OSD Beograd
- Founded: 1945
- Based in: Belgrade

= OSD Beograd =

Sports society in Belgrade, Serbia

Omladinsko sportsko društvo Beograd (Омладинско спортско друштво Београд), commonly abbreviated as OSD Beograd (ОСД Београд), is a multi-sports club from Belgrade, Serbia.
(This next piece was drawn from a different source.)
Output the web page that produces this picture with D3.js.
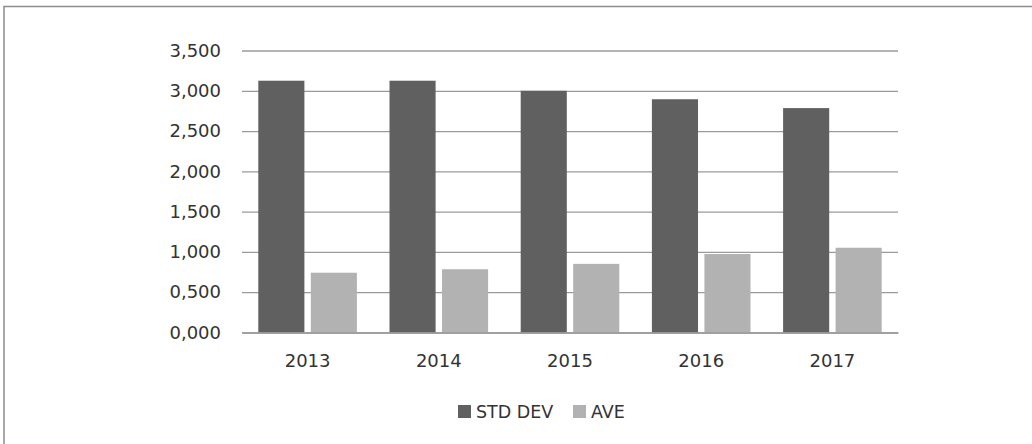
<!DOCTYPE html>
<html><head><meta charset="utf-8">
<script src="https://cdn.jsdelivr.net/npm/d3@7"></script>
<style>
html,body{margin:0;padding:0;background:#fff;}
svg{display:block;}
text{font-family:"DejaVu Sans",sans-serif;fill:#333;}
</style></head>
<body>
<svg id="chart" width="1032" height="444"></svg>
<script>
const categories = ["2013","2014","2015","2016","2017"];
const seriesNames = ["STD DEV","AVE"];
const stdDev = [3.125, 3.125, 3.000, 2.895, 2.785];
const ave = [0.742, 0.785, 0.852, 0.974, 1.052];
const yTicks = [0,0.5,1,1.5,2,2.5,3,3.5];
const colors = ["#606060","#b2b2b2"];

const svg = d3.select("#chart");
// outer border
svg.append("rect").attr("x",4).attr("y",6.5).attr("width",1100).attr("height",600)
  .attr("fill","none").attr("stroke","#8c8c8c").attr("stroke-width",1.5);

const pLeft = 242, pRight = 898, pTop = 50.5, pBottom = 332.5;
const x = d3.scaleBand().domain(categories).range([pLeft,pRight]).paddingInner(0).paddingOuter(0);
const y = d3.scaleLinear().domain([0,3.5]).range([pBottom,pTop]);
const inner = d3.scaleBand().domain(seriesNames).range([16.3, x.bandwidth()-16.3]).paddingInner(0.122);

const locale = d3.formatLocale({decimal:",", thousands:".", grouping:[3], currency:["","€"]});
const fmt = locale.format(".3f");

// gridlines
const yAxis = d3.axisLeft(y).tickValues(yTicks).tickSize(-(pRight-pLeft)).tickFormat(fmt).tickPadding(21);
const gy = svg.append("g").attr("transform",`translate(${pLeft},0)`).call(yAxis);
gy.select(".domain").remove();
gy.selectAll(".tick line").attr("stroke","#9a9a9a").attr("stroke-width",1.3);
gy.selectAll(".tick text").attr("font-size","18px").attr("fill","#333").style("font-family","DejaVu Sans");

// bars
const data = categories.map((c,i)=>({c, vals:[stdDev[i], ave[i]]}));
const groups = svg.append("g").selectAll("g").data(data).join("g")
  .attr("transform",d=>`translate(${x(d.c)},0)`);
groups.selectAll("rect").data(d=>d.vals.map((v,j)=>({s:seriesNames[j],v,j}))).join("rect")
  .attr("x",d=>inner(d.s)).attr("width",inner.bandwidth())
  .attr("y",d=>y(d.v)).attr("height",d=>y(0)-y(d.v))
  .attr("fill",d=>colors[d.j]);

// x axis
const xAxis = d3.axisBottom(x).tickSize(0).tickPadding(22);
const gx = svg.append("g").attr("transform",`translate(0,${pBottom})`).call(xAxis);
gx.select(".domain").attr("stroke","#9a9a9a").attr("stroke-width",1.3);
gx.selectAll(".tick text").attr("font-size","18px").attr("fill","#333").style("font-family","DejaVu Sans");

// legend
const legendItems = [{name:seriesNames[0],x:458,c:colors[0]},{name:seriesNames[1],x:573,c:colors[1]}];
const lg = svg.append("g");
legendItems.forEach(it=>{
  lg.append("rect").attr("x",it.x).attr("y",405).attr("width",13).attr("height",13).attr("fill",it.c);
  lg.append("text").attr("x",it.x+18).attr("y",418).attr("font-size","17.5px").text(it.name);
});
</script>
</body></html>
Founded in 1945, it's an umbrella organization featuring teams in several sports.

==Active teams==
- OFK Beograd - Omladinski fudbalski klub
- OKK Beograd - Omladinski košarkaški klub
- ORK Beograd - Omladinski rukometni klub
- OAK Beograd - Omladinski atletski klub
- OBK Beograd - Omladinski biciklistički klub
- OŠK Beograd - Omladinski šahovski klub
- OJK Beograd - Omladinski džudo klub
- OTK Beograd - Omladinski teniski klub

===Defunct clubs===
- OHK Beograd - Omladinski hokejaški klub

==History==
It was founded on March 25, 1945 as Sportski Klub Metalac, in the summer of 1950 the name changed to Beogradsko sportsko društvo. In the winter of 1957 it changed to Omladinsko sportsko društvo Beograd.